The most interesting part of the conversation was my W started talking about how her family was doing. I was validating, not all that different from the pre-BD days when we lived together but I knew she was considering D. I asked about her grandmother, whose health is failing. She talked for about 10 minutes about it. She shared that her parents are judging her a bit, and that she hasn't shared many details with her family about what is going on with us. I had a brief "Hmmm that's curious" moment and that's all. Maybe what she meant is she hasn't gone telling her family the things she has said to me directly. The accusations. It seemed like she really wanted me to know that. I just continued validating, and said I hoped her family was doing well.
I thought it was exceptionally strange that she shares very little with her family, but that's for her to decide. It was also strange how much she was telling me. She said "My family still cares about you a lot" and I said "Thank you for sharing that." I could swear she thought in her mind that I really needed to hear this, that I would be struggling with worrying that her family hates me. I guess that's probably some projection on her part, because she did ask if I had told my family anything.

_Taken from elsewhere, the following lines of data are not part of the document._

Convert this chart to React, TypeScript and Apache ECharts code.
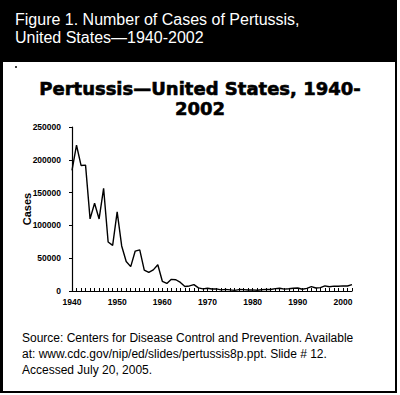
import React, { useEffect, useRef } from "react";
import * as echarts from "echarts";

const years: number[] = [];
for (let y = 1940; y <= 2002; y++) years.push(y);

const cases: number[] = [
  183866, 222202, 191383, 191890, 109873, 133792, 109860, 156517, 74715, 69479,
  120718, 68687, 45030, 37129, 60886, 62786, 31732, 28295, 32148, 40005,
  14809, 11468, 17749, 17135, 13005, 6799, 7717, 9718, 4810, 3285,
  4249, 3036, 3287, 1759, 2402, 1738, 1010, 2177, 2063, 1623,
  1730, 1248, 1895, 2463, 2276, 3589, 4195, 2823, 3450, 4157,
  4570, 2719, 4083, 6586, 4617, 5137, 7796, 6564, 7405, 7288,
  7867, 7580, 9771,
];

const headerLines = ["Figure 1. Number of Cases of Pertussis,", "United States\u20141940-2002"];
const chartTitle = "Pertussis\u2014United States, 1940-\n2002";
const yAxisName = "Cases";
const sourceText =
  "Source: Centers for Disease Control and Prevention. Available\nat: www.cdc.gov/nip/ed/slides/pertussis8p.ppt. Slide # 12.\nAccessed July 20, 2005.";

export default function App() {
  const ref = useRef<HTMLDivElement>(null);
  useEffect(() => {
    document.body.style.margin = "0";
    const chart = echarts.init(ref.current!, null, { renderer: "svg" });
    const data = years.map((y, i) => [y, cases[i]]);
    chart.setOption({
      animation: false,
      backgroundColor: "#ffffff",
      grid: { left: 72, right: 48, top: 127, bottom: 104, containLabel: false },
      xAxis: {
        type: "value",
        min: 1940,
        max: 2002,
        interval: 1,
        splitLine: { show: false },
        axisLine: { lineStyle: { color: "#000", width: 1.2 } },
        axisTick: { show: true, inside: true, length: 3, lineStyle: { color: "#000", width: 1 } },
        axisLabel: {
          margin: 6,
          fontFamily: "Arial",
          fontWeight: "bold",
          fontSize: 8.5,
          color: "#000",
          formatter: (v: number) => (v % 10 === 0 && v <= 2000 ? String(v) : ""),
        },
      },
      yAxis: {
        type: "value",
        min: 0,
        max: 250000,
        interval: 50000,
        name: yAxisName,
        nameLocation: "middle",
        nameGap: 40,
        nameMoveOverlap: false,
        nameRotate: 90,
        nameTextStyle: { fontFamily: "Arial", fontWeight: "bold", fontSize: 11, color: "#000" },
        splitLine: { show: false },
        axisLine: { show: true, lineStyle: { color: "#000", width: 1.2 } },
        axisTick: { show: true, length: 3, lineStyle: { color: "#000" } },
        axisLabel: {
          margin: 11,
          fontFamily: "Arial",
          fontWeight: "bold",
          fontSize: 8.5,
          color: "#000",
          formatter: (v: number) => String(v),
        },
      },
      series: [
        {
          type: "line",
          data,
          symbol: "none",
          lineStyle: { color: "#000", width: 1.4 },
        },
      ],
      graphic: [
        { type: "rect", shape: { x: 0, y: 0, width: 397, height: 62 }, style: { fill: "#000" }, z: 10 },
        { type: "rect", shape: { x: 0, y: 0, width: 3, height: 393 }, style: { fill: "#000" }, z: 10 },
        { type: "rect", shape: { x: 395, y: 0, width: 2, height: 393 }, style: { fill: "#000" }, z: 10 },
        { type: "rect", shape: { x: 0, y: 391, width: 397, height: 2 }, style: { fill: "#000" }, z: 10 },
        { type: "rect", shape: { x: 15, y: 66, width: 2, height: 2 }, style: { fill: "#444" }, z: 10 },
        {
          type: "text",
          x: 15,
          y: 10,
          z: 11,
          style: {
            text: headerLines.join("\n"),
            fill: "#fff",
            font: "16px Arial",
            lineHeight: 18,
          },
        },
        {
          type: "text",
          x: 200,
          y: 78,
          z: 11,
          style: {
            text: chartTitle,
            fill: "#000",
            font: "bold 18px 'DejaVu Sans'",
            lineHeight: 20,
            align: "center",
            stroke: "#000",
            lineWidth: 0.6,
          },
        },
        {
          type: "text",
          x: 22,
          y: 330,
          z: 11,
          style: {
            text: sourceText,
            fill: "#000",
            font: "12px Arial",
            lineHeight: 16,
          },
        },
      ],
    });
    return () => chart.dispose();
  }, []);
  return <div ref={ref} style={{ width: 400, height: 395 }} />;
}
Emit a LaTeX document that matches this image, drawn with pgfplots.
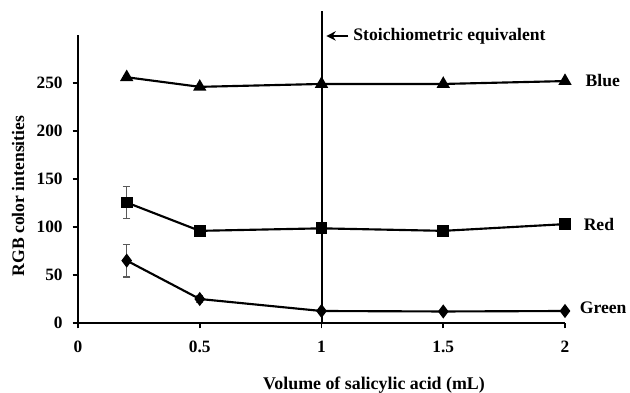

I do care about her family, and love her dad and brother in particular, but they are going to be my ex-in-law's, and other than seeing them at some random functions like graduations that is that.
I'm thankful that things aren't so tense at the moment. I can see a future where we co-parent amicably. I expect things will worsen when we do start mediation, because I am going to ask for what is fair, and W will think those asks are unfair. Perhaps I will be pleasantly surprised. But I am absolutely going to be prepared.